Nevertheless, the BGF prevailed in late 1956 when a meeting of the local growers elected Chris Pavlovich as President of the new Crabbes Creek Branch, the first ‘New Australian’ to fill such a position in the Brunswick Valley District. At the meeting Mr. T Crabtree, President of the BVD Council of the BGF, commented on the spirit of co-operation shown by growers, who included Italian, Macedonian, Yugoslavs and Australians. By mid 1959 the Crabbes Creek branch, one of nine making up the BGF’s Brunswick Valley District Council, was the leading proposer of new initiatives to improve marketing and distribution of bananas.

Fifty percent of the banana plantations at Crabbes Creek and Upper Burringbar were wiped out in the 1954 cyclone. A year later, with one of those selective torrential downpours, Crabbes Creek suffered 18 inches of rain in a few hours causing major flooding and landslides all over the place. In one location a whole acre of bananas slid down the hill intact. Banana growing remained a chancy business.

By 1958 Crabbes Creek was also a major sugar cane growing area and in that year five gangs, comprising 32 men, cut just under 29,000 tons of cane, almost 17% of the Tweed district harvest. At this time the banana industry was going through a bad patch and work on the cane fields helped supplement income, but all industries were in trouble that year, including the collapse of the sand mining industry, leading to a surplus of cutters. Nowadays sugar cane is still a thriving industry with about 1000 hectares planted out in the Crabbes and Marshall Creek valleys.

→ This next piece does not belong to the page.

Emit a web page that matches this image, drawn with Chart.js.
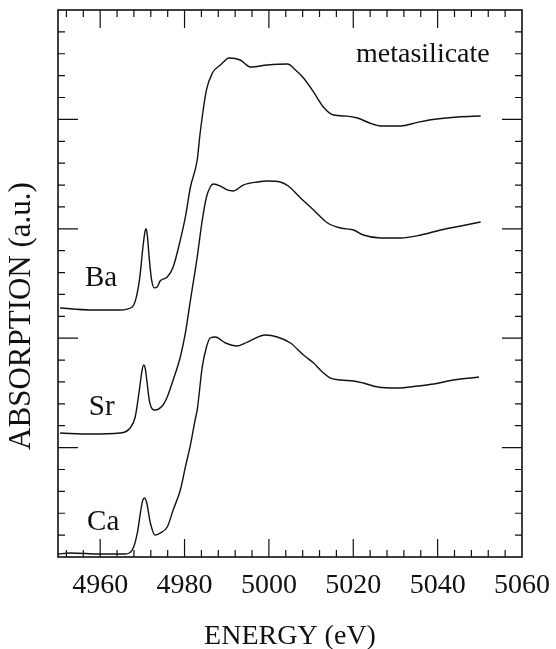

The best money from bananas was made during the war years when they were fetching up to £8 per box at times, but by the 1960s there were 30,000 acres under cultivation in NSW, causing a lot of competition and hard work expended for little return. Moreover, at that time bananas were being produced more cheaply, and of a higher quality, in Queensland. The North Queenslanders continued to exploit their advantage and by 1980 were again Australia’s leading producers, with the bonus of being able to plant on frost-free flat ground that provided easy cultivation, maintenance and harvesting.